The resignation of a senior national security figure is rarely a contained bureaucratic event, yet the departure of Joe Kent from his role as head of the National Counterterrorism Center carries consequences that extend far beyond administrative reshuffling. It strikes at the heart of political credibility, ideological cohesion, and the fragile architecture of trust that underpins support within the American right wing. In a moment already defined by heightened geopolitical volatility and polarised domestic discourse, Kent’s exit introduces a disruptive variable into the support base of Donald Trump, one that cannot be dismissed as routine dissent.
Kent’s profile renders his criticism uniquely potent. This is not a conventional policy disagreement voiced by a career bureaucrat insulated from operational realities. His background, marked by multiple deployments as a Green Beret and subsequent service within the intelligence community, situates him firmly within the cohort of practitioners who have engaged directly with the complexities of modern warfare. His tenure at the National Counterterrorism Center further reinforces his institutional credibility, placing him at the intersection of intelligence assessment and strategic threat evaluation. When such a figure challenges the rationale behind a military posture, the critique acquires an evidentiary weight that political rhetoric alone cannot easily counterbalance.
The immediate trigger for Kent’s resignation appears to be his opposition to the framing of Iran as an imminent and escalatory threat requiring alignment with Israeli military objectives. His assertion that intelligence may have been selectively interpreted or influenced by lobbying networks introduces a deeply contentious dimension into the discourse. Within the ecosystem of Trump-aligned politics, where narratives of sovereignty and resistance to external influence are central, the suggestion that policy may have been shaped by external actors risks eroding a core ideological pillar.
Trump’s public response, notably dismissive in tone, reflects a strategic attempt to neutralise the potential fallout. By characterising Kent as weak on security and incorrect in his assessment of Iran, Trump seeks to reframe the resignation as a matter of individual inadequacy rather than systemic concern. However, such a response may not fully resonate with segments of the right wing that place significant value on military credentials and perceived authenticity. Kent’s long-standing alignment with the MAGA movement complicates any effort to portray him as an outsider or adversary. Instead, his departure may be interpreted by some as an internal warning signal, a breach within what has otherwise been presented as a unified ideological front.
The implications for Trump’s support base are therefore neither immediate nor uniformly distributed, but they are nonetheless consequential. Among grassroots supporters, particularly those who prioritise non interventionist instincts within conservative foreign policy thinking, Kent’s stance could validate existing scepticism towards foreign entanglements.
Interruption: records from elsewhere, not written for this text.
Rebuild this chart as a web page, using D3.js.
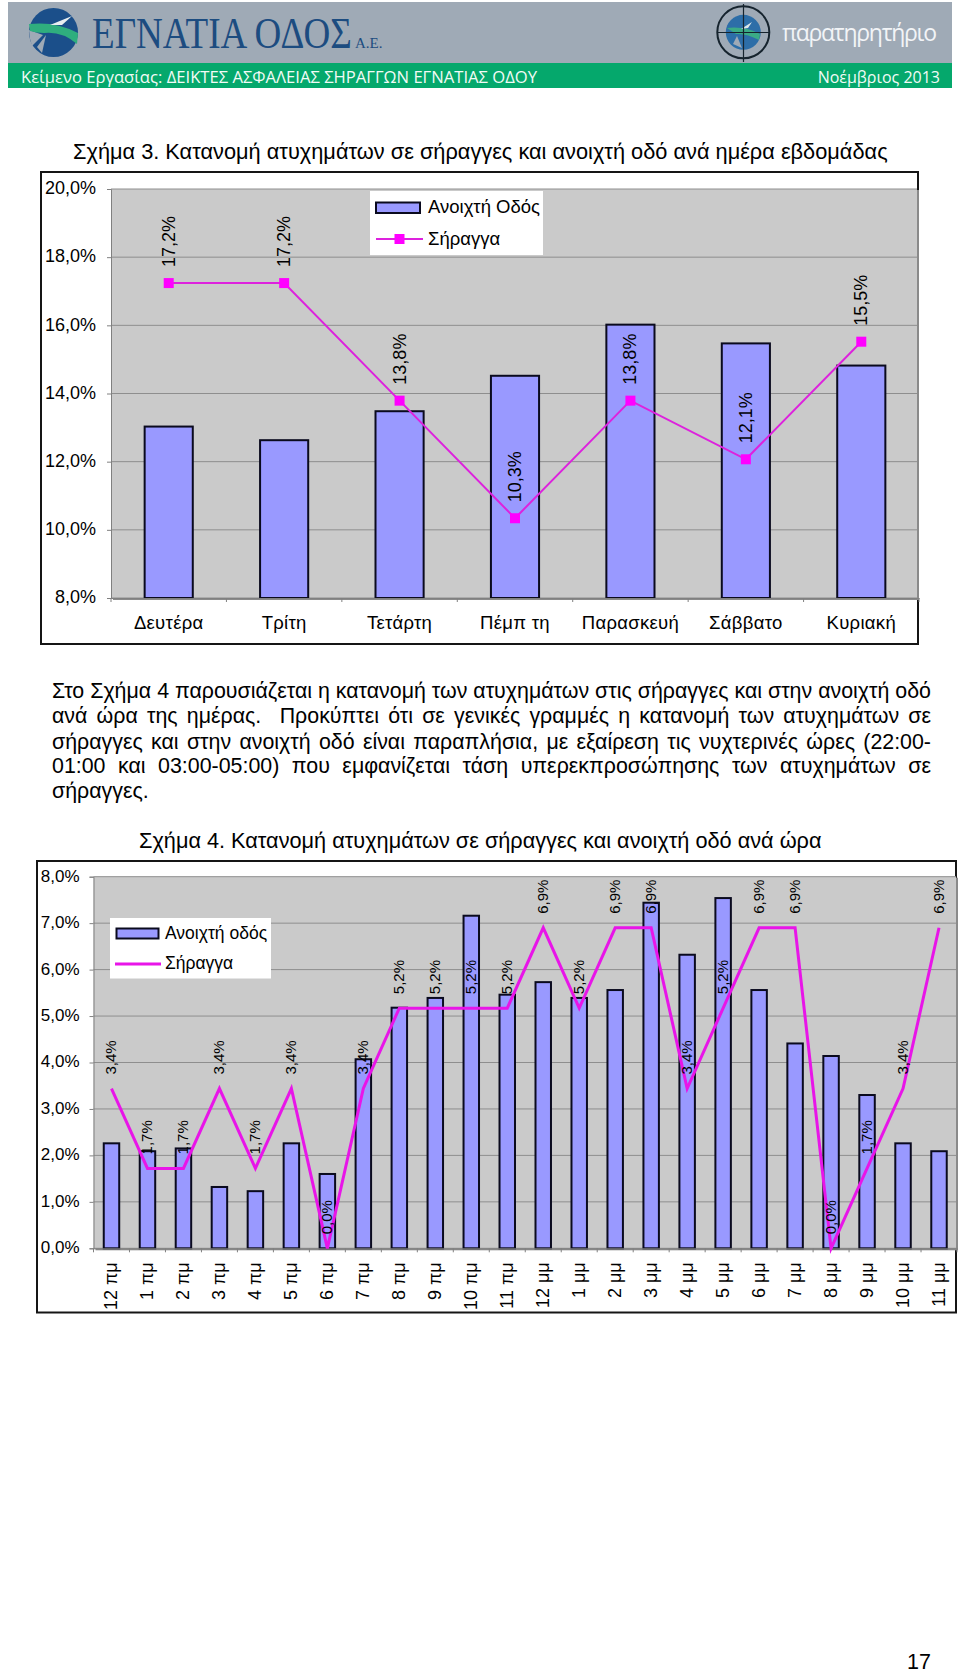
<!DOCTYPE html>
<html><head><meta charset="utf-8">
<script src="https://cdn.jsdelivr.net/npm/d3@7/dist/d3.min.js"></script>
<style>
html,body{margin:0;padding:0;background:#fff}
svg{display:block}
text{font-family:"Liberation Sans",Arial,sans-serif;fill:#000}
</style></head><body>
<svg id="page" width="960" height="1673"></svg>
<script>
// ---------- data: Σχήμα 3 ----------
const days = ["Δευτέρα","Τρίτη","Τετάρτη","Πέμπ τη","Παρασκευή","Σάββατο","Κυριακή"];
const dayRoad = [13.03,12.63,13.48,14.52,16.02,15.47,14.82];
const dayTunnel = [17.24,17.24,13.79,10.34,13.79,12.07,15.52];
const dayTicks = [8,10,12,14,16,18,20];
// ---------- data: Σχήμα 4 ----------
const hours = ["12 πμ","1 πμ","2 πμ","3 πμ","4 πμ","5 πμ","6 πμ","7 πμ","8 πμ","9 πμ","10 πμ","11 πμ",
               "12 μμ","1 μμ","2 μμ","3 μμ","4 μμ","5 μμ","6 μμ","7 μμ","8 μμ","9 μμ","10 μμ","11 μμ"];
const hourRoad = [2.26,2.09,2.15,1.32,1.23,2.26,1.60,4.07,5.18,5.39,7.16,5.46,
                  5.73,5.39,5.56,7.44,6.32,7.54,5.56,4.41,4.14,3.30,2.26,2.09];
const hourTunnel = [3.44,1.72,1.72,3.44,1.72,3.44,0,3.44,5.17,5.17,5.17,5.17,
                    6.90,5.17,6.90,6.90,3.44,5.17,6.90,6.90,0,1.72,3.44,6.90];
const hourTicks = [0,1,2,3,4,5,6,7,8];
// ---------- text ----------
const bandLeft = "Κείμενο Εργασίας: ΔΕΙΚΤΕΣ ΑΣΦΑΛΕΙΑΣ ΣΗΡΑΓΓΩΝ ΕΓΝΑΤΙΑΣ ΟΔΟΥ";
const bandRight = "Νοέμβριος 2013";
const title3 = "Σχήμα 3. Κατανομή ατυχημάτων σε σήραγγες και ανοιχτή οδό ανά ημέρα εβδομάδας";
const title4 = "Σχήμα 4. Κατανομή ατυχημάτων σε σήραγγες και ανοιχτή οδό ανά ώρα";
const para = ["Στο Σχήμα 4 παρουσιάζεται η κατανομή των ατυχημάτων στις σήραγγες και στην ανοιχτή οδό",
 "ανά ώρα της ημέρας.  Προκύπτει ότι σε γενικές γραμμές η κατανομή των ατυχημάτων σε",
 "σήραγγες και στην ανοιχτή οδό είναι παραπλήσια, με εξαίρεση τις νυχτερινές ώρες (22:00-",
 "01:00 και 03:00-05:00) που εμφανίζεται τάση υπερεκπροσώπησης των ατυχημάτων σε",
 "σήραγγες."];

const svg = d3.select("#page");
const pct = v => d3.format(".1f")(v).replace(".",",")+"%";
// set a text's font size so that its natural width equals the target width
const fit = (el,target)=>{
  const fs = +el.attr("font-size"), w = el.node().getComputedTextLength();
  const nf = fs*target/w; el.attr("font-size",nf); return nf;
};

// ---------- header ----------
const hdr = svg.append("g");
hdr.append("rect").attr("x",8).attr("y",2).attr("width",944).attr("height",61).attr("fill","#9faab6");
hdr.append("rect").attr("x",8).attr("y",63).attr("width",944).attr("height",25).attr("fill","#05a86c");
// road logo
const lg = hdr.append("g");
lg.append("circle").attr("cx",53.5).attr("cy",32.5).attr("r",24.5).attr("fill","#1b4f8a");
lg.append("path").attr("d","M29 30 L43 35 L32 46 Q29 38 29 30Z").attr("fill","#9faab6");
lg.append("path").attr("d","M29 24 Q56 21 78 33 L77 44 Q62 31 44 33 Q36 33 30 31Z").attr("fill","#2fae7e");
lg.append("path").attr("d","M72 16 L50 25 L62 25Z").attr("fill","#e8eef0");
lg.append("path").attr("d","M46 35 L42 53 L37 47Z").attr("fill","#9faab6");
const brand = hdr.append("text").text("ΕΓΝΑΤΙΑ ΟΔΟΣ").attr("font-size",45)
  .style("fill","#1c4c80").style("font-family","'Liberation Serif',serif");
const brandFs = fit(brand,260);
brand.attr("transform",`translate(92,48) scale(1,${45/brandFs})`);
hdr.append("text").text("Α.Ε.").attr("x",355).attr("y",48).attr("font-size",15).style("fill","#1c4c80").style("font-family","'Liberation Serif',serif");
// observatory logo
const ob = hdr.append("g");
ob.append("circle").attr("cx",743.3).attr("cy",32.3).attr("r",17.5).attr("fill","#2d6ea8");
ob.append("path").attr("d","M727 28 Q745 26 760 34 L759 40 Q746 33 736 34 Z").attr("fill","#3bab86");
ob.append("path").attr("d","M752 22 L741 29 L748 28Z").attr("fill","#dfe8ea");
ob.append("path").attr("d","M737 36 L742 48 L733 44Z").attr("fill","#9faab6");
ob.append("circle").attr("cx",743.3).attr("cy",32.3).attr("r",26).attr("fill","none").attr("stroke","#16242e").attr("stroke-width",2);
ob.append("path").attr("d","M717 32.5H770M743.5 4V62").attr("fill","none").attr("stroke","#16242e").attr("stroke-width",1.2);
hdr.append("text").text("παρατηρητήριο").attr("x",782).attr("y",41).attr("font-size",23).attr("textLength",155).style("fill","#f2f4f7").style("font-family","'Open Sans',sans-serif");
hdr.append("text").text(bandLeft).attr("x",21).attr("y",83).attr("font-size",16).attr("textLength",516).attr("lengthAdjust","spacingAndGlyphs").style("fill","#f2fbf6").style("font-family","'Open Sans',sans-serif");
hdr.append("text").text(bandRight).attr("x",940).attr("y",83).attr("font-size",16).attr("text-anchor","end").style("fill","#f2fbf6").style("font-family","'Open Sans',sans-serif");

// ---------- body text ----------
fit(svg.append("text").text(title3).attr("x",73).attr("y",159).attr("font-size",20.5),815);
fit(svg.append("text").text(title4).attr("x",139).attr("y",848).attr("font-size",20.5),683);
const paraX = 52, paraR = 931, paraY = [698,723,749,773,798];
const paraEls = para.map((t,i)=>svg.append("text").text(t).attr("x",paraX).attr("y",paraY[i]).attr("font-size",19).style("white-space","pre"));
const paraFs = fit(paraEls[0],paraR-paraX);
paraEls.forEach((el,i)=>{
  el.attr("font-size",paraFs);
  if(i<4){
    const w = el.node().getComputedTextLength();
    const gaps = para[i].split(" ").length-1;
    el.style("word-spacing",((paraR-paraX-w)/gaps)+"px");
  }
});
svg.append("text").text("17").attr("x",931).attr("y",1668.5).attr("text-anchor","end").attr("font-size",21.5);

// ---------- generic chart ----------
function chart(c){
  const g = svg.append("g");
  g.append("rect").attr("x",c.frame[0]).attr("y",c.frame[1]).attr("width",c.frame[2]-c.frame[0]).attr("height",c.frame[3]-c.frame[1])
    .attr("fill","#fff").attr("stroke","#151515").attr("stroke-width",2);
  const x = d3.scaleBand().domain(c.cats).range([c.left,c.xr]).paddingInner(c.pad).paddingOuter(c.pad/2);
  const y = d3.scaleLinear().domain(c.dom).range([c.bottom,c.top]);
  g.append("rect").attr("x",c.left+2).attr("y",c.top+1).attr("width",c.right-c.left).attr("height",c.bottom-c.top+1).attr("fill","#8a8a8a");
  g.append("rect").attr("x",c.left).attr("y",c.top).attr("width",c.right-c.left).attr("height",c.bottom-c.top).attr("fill","#cacaca");
  // grid
  g.append("g").selectAll("line").data(c.ticks).join("line")
    .attr("x1",c.left).attr("x2",c.right).attr("y1",d=>y(d)).attr("y2",d=>y(d))
    .attr("stroke","#8e8e8e").attr("stroke-width",1);
  // y axis
  const ya = g.append("g").attr("transform",`translate(${c.left},0)`).call(d3.axisLeft(y).tickValues(c.ticks).tickFormat(pct).tickSize(4).tickPadding(c.yPad));
  ya.selectAll("text").attr("font-size",c.tickFs).attr("y",-1).style("font-family","'Liberation Sans',sans-serif");
  ya.selectAll("line,path").attr("stroke","#808080");
  // bars
  g.append("g").selectAll("rect").data(c.road).join("rect")
    .attr("x",(d,i)=>x(c.cats[i])).attr("width",x.bandwidth())
    .attr("y",d=>y(d)).attr("height",d=>c.bottom-y(d))
    .attr("fill","#9999ff").attr("stroke","#0a0a1e").attr("stroke-width",2);
  // x axis
  const xa = g.append("g").attr("transform",`translate(0,${c.bottom})`).call(d3.axisBottom(x).tickSize(0).tickPadding(c.xPad));
  xa.select("path").attr("stroke","#808080");
  xa.selectAll("text").attr("font-size",c.catFs).style("letter-spacing",c.catLs).style("font-family","'Liberation Sans',sans-serif");
  if(c.rotate) xa.selectAll("text").attr("transform","rotate(-90)").attr("text-anchor","end").attr("x",-14).attr("y",5.5).attr("dy",0);
  g.append("g").selectAll("line").data(d3.range(c.cats.length+1)).join("line")
    .attr("x1",i=>c.left+i*x.step()).attr("x2",i=>c.left+i*x.step()).attr("y1",c.bottom).attr("y2",c.bottom+4).attr("stroke","#808080");
  // tunnel line
  const cx = i=>x(c.cats[i])+x.bandwidth()/2;
  const line = d3.line().x((d,i)=>cx(i)).y(d=>y(d));
  g.append("path").datum(c.tunnel).attr("d",line).attr("fill","none").attr("stroke",c.lineColor).attr("stroke-width",c.lineW).attr("stroke-linejoin","miter");
  if(c.marker) g.append("g").selectAll("rect").data(c.tunnel).join("rect")
    .attr("x",(d,i)=>cx(i)-5).attr("y",d=>y(d)-5).attr("width",10).attr("height",10).attr("fill","#ff00ff");
  // value labels
  g.append("g").selectAll("text").data(c.tunnel).join("text")
    .text(pct).attr("font-size",c.labelFs).attr("text-anchor","start")
    .attr("transform",(d,i)=>`translate(${cx(i)+c.labelDx},${y(d)-c.labelGap}) rotate(-90)`);
  // legend
  const L = c.legend, lg = g.append("g");
  lg.append("rect").attr("x",L.box[0]).attr("y",L.box[1]).attr("width",L.box[2]-L.box[0]).attr("height",L.box[3]-L.box[1]).attr("fill","#fff");
  lg.append("rect").attr("x",L.sw[0]).attr("y",L.sw[1]).attr("width",L.sw[2]).attr("height",L.sw[3]).attr("fill","#9999ff").attr("stroke","#0a0a1e").attr("stroke-width",2);
  lg.append("line").attr("x1",L.ln[0]).attr("x2",L.ln[1]).attr("y1",L.ln[2]).attr("y2",L.ln[2]).attr("stroke",c.lineColor).attr("stroke-width",c.lineW);
  if(c.marker) lg.append("rect").attr("x",(L.ln[0]+L.ln[1])/2-5).attr("y",L.ln[2]-5).attr("width",10).attr("height",10).attr("fill","#ff00ff");
  lg.append("text").text(L.names[0]).attr("x",L.tx).attr("y",L.ty[0]).attr("font-size",L.fs);
  lg.append("text").text(L.names[1]).attr("x",L.tx).attr("y",L.ty[1]).attr("font-size",L.fs);
}

chart({cats:days,road:dayRoad,tunnel:dayTunnel,ticks:dayTicks,dom:[8,20],
  frame:[41,172,918,644],left:111,right:917,xr:919,top:189,bottom:598,pad:0.583,
  tickFs:18,yPad:11,catFs:18.5,catLs:"0.3px",xPad:18,rotate:false,lineColor:"#dd22dd",lineW:2,marker:true,
  labelFs:18,labelDx:6,labelGap:16,
  legend:{box:[370,191,543,255],sw:[376,202.5,44,10.5],ln:[376,423,239],names:["Ανοιχτή Οδός","Σήραγγα"],tx:428,ty:[213,245],fs:18.5}});

chart({cats:hours,road:hourRoad,tunnel:hourTunnel,ticks:hourTicks,dom:[0,8],
  frame:[37,861,956,1312.5],left:93.5,right:956,xr:957,top:876.7,bottom:1248.3,pad:0.57,
  tickFs:17,yPad:10,catFs:18,catLs:"0",xPad:14,rotate:true,lineColor:"#e815e8",lineW:3,marker:false,
  labelFs:15,labelDx:4.5,labelGap:14,
  legend:{box:[110,918,271,978.5],sw:[116.5,928.5,42,10],ln:[115,161,964],names:["Ανοιχτή οδός","Σήραγγα"],tx:165,ty:[939,969],fs:17.5}});
</script>
</body></html>
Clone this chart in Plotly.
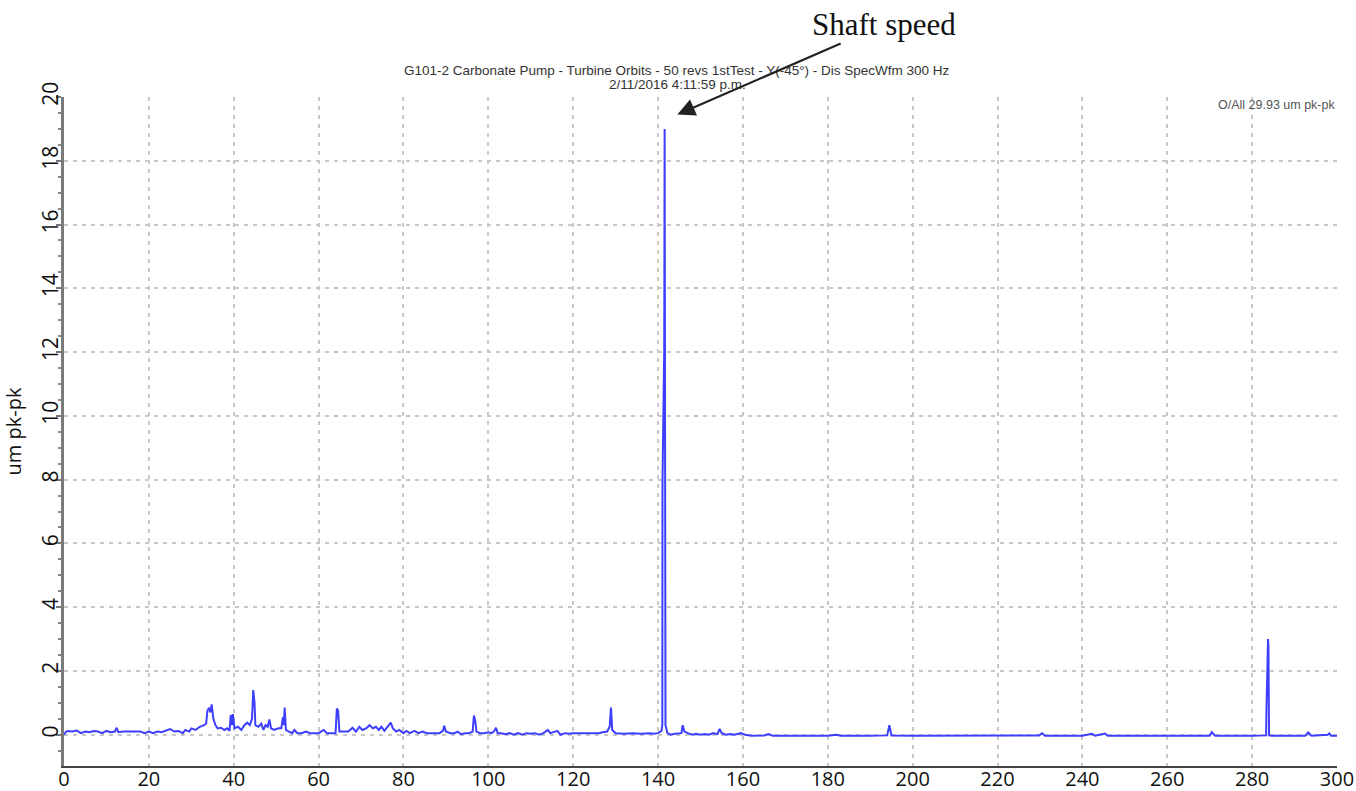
import plotly.graph_objects as go

# Spectrum: frequency (Hz) and amplitude (um pk-pk)
freq = [0, 0.5, 1, 2, 3, 4, 5, 6, 7, 8, 9, 10, 11, 12, 12.4, 12.8, 14, 15, 16, 17, 18, 19, 20,
        21, 22, 23, 24, 25, 26, 27, 28, 28.6, 29.5, 30, 31, 32, 33, 33.5, 33.8, 34.2, 34.5, 34.8,
        35.2, 35.7, 36.2, 37, 37.8, 38.5, 39.0, 39.3, 39.6, 39.8, 40.2, 41, 41.8, 42.5, 43.2, 43.8,
        44.3, 44.6, 44.9, 45.1, 45.8, 46.5, 47, 47.5, 48.0, 48.4, 48.8, 49.5, 50.5, 51.2, 51.6,
        51.8, 52.0, 52.3, 53, 53.8, 54.3, 55, 56, 57, 58, 59, 60, 61.2, 62, 63, 64.0, 64.3, 64.6,
        64.9, 66, 67, 68, 68.8, 69.6, 70.3, 71.2, 72, 72.8, 73.5, 74.2, 74.8, 75.5, 76.3, 77.0,
        77.5, 78.3, 79, 80, 80.7, 81.5, 82.6, 83.5, 84.5, 85.5, 86.5, 87.5, 88.5, 89.3, 89.6, 90,
        91, 92, 92.8, 93.5, 94.5, 95.5, 96.3, 96.6, 96.9, 97.2, 98, 99, 100, 100.8, 101.4, 101.8,
        102.2, 103, 104, 105, 106, 107, 108, 109, 110, 111, 112, 113, 114.0, 114.6, 115.5, 116.3,
        117, 118, 119, 120, 122, 124, 126, 127, 128, 128.6, 128.9, 129.2, 130, 132, 134, 136, 138,
        139, 140, 140.8, 141.0, 141.05, 141.45, 141.55, 141.7, 141.75, 142.2, 143, 144, 145.5,
        145.8, 146.2, 147, 148, 149, 150, 151, 152, 153, 154.0, 154.5, 155, 156, 157, 158, 159.5,
        160.5, 162, 165, 166, 167, 170, 175, 180, 182, 183, 190, 194, 194.5, 195, 200, 210, 220,
        229.8, 230.5, 231.2, 240, 242.2, 243, 245.3, 246, 260, 270.0, 270.5, 271.3, 280, 283.3,
        283.35, 283.75, 283.85, 283.95, 284.0, 284.8, 292.5, 293.2, 294, 297.8, 298.2, 298.6, 300]
amp = [0.0, 0.1, 0.12, 0.1, 0.13, 0.05, 0.1, 0.08, 0.12, 0.1, 0.05, 0.12, 0.08, 0.1, 0.22, 0.08,
       0.1, 0.1, 0.1, 0.12, 0.1, 0.05, 0.1, 0.05, 0.1, 0.08, 0.12, 0.18, 0.1, 0.12, 0.05, 0.15,
       0.1, 0.2, 0.15, 0.25, 0.3, 0.35, 0.75, 0.85, 0.7, 0.95, 0.5, 0.3, 0.2, 0.22, 0.15, 0.2,
       0.12, 0.62, 0.3, 0.65, 0.2, 0.25, 0.15, 0.3, 0.38, 0.3, 0.5, 1.4, 1.0, 0.3, 0.25, 0.35,
       0.15, 0.3, 0.25, 0.48, 0.2, 0.15, 0.2, 0.2, 0.55, 0.3, 0.85, 0.15, 0.1, 0.05, 0.15, 0.05,
       0.05, 0.1, 0.05, 0.05, 0.05, 0.15, 0.05, 0.05, 0.05, 0.82, 0.75, 0.1, 0.1, 0.1, 0.22, 0.1,
       0.25, 0.15, 0.2, 0.3, 0.2, 0.25, 0.15, 0.25, 0.12, 0.25, 0.38, 0.2, 0.1, 0.15, 0.05, 0.12,
       0.05, 0.12, 0.05, 0.1, 0.05, 0.05, 0.05, 0.05, 0.12, 0.28, 0.1, 0.05, 0.05, 0.1, 0.02,
       0.05, 0.05, 0.1, 0.6, 0.45, 0.1, 0.05, 0.05, 0.08, 0.05, 0.12, 0.22, 0.05, 0.05, 0.02,
       0.05, 0.0, 0.05, 0.0, 0.05, 0.03, 0.05, 0.0, 0.05, 0.15, 0.05, 0.08, 0.12, 0.0, 0.05, 0.03,
       0.05, 0.05, 0.05, 0.05, 0.08, 0.1, 0.25, 0.85, 0.15, 0.05, 0.03, 0.05, 0.03, 0.05, 0.03,
       0.05, 0.12, 0.3, 8.0, 12.1, 19.0, 8.0, 0.3, 0.05, 0.0, 0.03, 0.05, 0.3, 0.1, 0.05, 0.0,
       0.03, 0.0, 0.02, 0.0, 0.05, 0.02, 0.18, 0.05, 0.0, 0.02, 0.0, 0.05, 0.0, -0.03, -0.02, 0.02,
       -0.03, -0.03, -0.03, -0.03, 0.0, -0.03, -0.03, -0.02, 0.3, -0.02, -0.03, -0.03, -0.03,
       -0.02, 0.05, -0.03, -0.03, 0.03, -0.03, 0.04, -0.03, -0.03, -0.03, 0.08, -0.03, -0.03,
       -0.02, 0.65, 3.0, 2.75, 0.65, -0.02, -0.03, -0.03, 0.07, -0.03, 0.0, 0.04, -0.03, -0.03]

x_ticks = [0, 20, 40, 60, 80, 100, 120, 140, 160, 180, 200, 220, 240, 260, 280, 300]
y_ticks = [0, 2, 4, 6, 8, 10, 12, 14, 16, 18, 20]

title_lines = ["G101-2 Carbonate Pump - Turbine Orbits - 50 revs 1stTest - Y(-45°) - Dis SpecWfm 300 Hz",
               "2/11/2016 4:11:59 p.m."]
overall_text = "O/All 29.93 um pk-pk"
callout_text = "Shaft speed"
shaft_speed_hz = 141.55
shaft_speed_amp = 19.0

fig = go.Figure()
fig.add_trace(go.Scatter(x=freq, y=amp, mode="lines",
                         line=dict(color="rgb(62,62,255)", width=2),
                         showlegend=False, hoverinfo="x+y"))

grid = dict(showgrid=True, gridcolor="#c8c8c8", gridwidth=1.6, griddash="4px,5px")

fig.update_layout(
    width=1356, height=791,
    margin=dict(l=64, r=19, t=97, b=25),
    plot_bgcolor="white", paper_bgcolor="white",
    font=dict(family="Open Sans", color="#111"),
    xaxis=dict(range=[0, 300], tickvals=x_ticks, ticks="", showline=True, linecolor="#444",
               linewidth=1.5, tickfont=dict(size=20, color="#111"), zeroline=False,
               automargin=False, ticklabelstandoff=-6, **grid),
    yaxis=dict(range=[-0.98, 20], tickvals=y_ticks, tickangle=-90, ticks="outside", ticklen=5,
               tickwidth=2, tickcolor="#777", showline=True, linecolor="#7a7a7a", linewidth=3,
               tickfont=dict(size=21, color="#111"), zeroline=False, automargin=False,
               ticklabelstandoff=-10,
               minor=dict(dtick=0.5, ticks="outside", ticklen=3, tickcolor="#888", tickwidth=1.5,
                          showgrid=False),
               title=dict(text="um pk-pk", font=dict(size=20, color="#111"), standoff=18),
               **grid),
)

# two-line chart title
title_y = [70, 84]
for line, ypx in zip(title_lines, title_y):
    fig.add_annotation(xref="paper", yref="paper", x=(677 - 64) / 1273, y=1 + (97 - ypx) / 669,
                       text=line, showarrow=False, xanchor="center", yanchor="middle",
                       font=dict(family="Liberation Sans", size=13.5, color="#333"))

fig.add_annotation(xref="x", yref="y", x=shaft_speed_hz + 3, y=shaft_speed_amp + 0.45,
                   text=callout_text, showarrow=True, arrowhead=2, arrowsize=1.6, arrowwidth=2.2,
                   arrowcolor="#222", ax=207, ay=-90, standoff=0,
                   font=dict(family="Liberation Serif", size=31, color="#111"))
fig.add_annotation(xref="paper", yref="paper", x=1.0, y=1 + (97 - 105) / 669,
                   text=overall_text, showarrow=False, xanchor="right", yanchor="middle",
                   font=dict(family="Liberation Sans", size=12.5, color="#555"))

fig.write_html("out.html")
At the same time, for more hawkish elements, the episode may reinforce the necessity of strong leadership in confronting perceived threats, thereby limiting the extent of any erosion in support. The net effect is a subtle but meaningful fragmentation, where consensus gives way to competing interpretations of loyalty, strategy, and national interest.
From an international relations perspective, the episode underscores the enduring tension between intelligence assessment and political decision making. It highlights how divergent readings of threat environments can become entangled with domestic political imperatives, producing outcomes that are contested not only externally but within governing coalitions themselves. The credibility of intelligence, once politicised, becomes a site of contestation rather than consensus, complicating both policy formulation and public communication.
Ultimately, Kent’s resignation does not in itself constitute a decisive rupture in Trump’s support within the right wing community. However, it introduces a fissure that may widen under sustained scrutiny, particularly if further dissent emerges from similarly credentialed figures. In a political landscape where perception often shapes reality as much as policy, the departure of a loyalist with operational authority and ideological alignment represents a moment of vulnerability. Whether that vulnerability translates into measurable political cost will depend on the evolving interplay between narrative control, geopolitical developments, and the capacity of the Trump camp to maintain coherence within its base.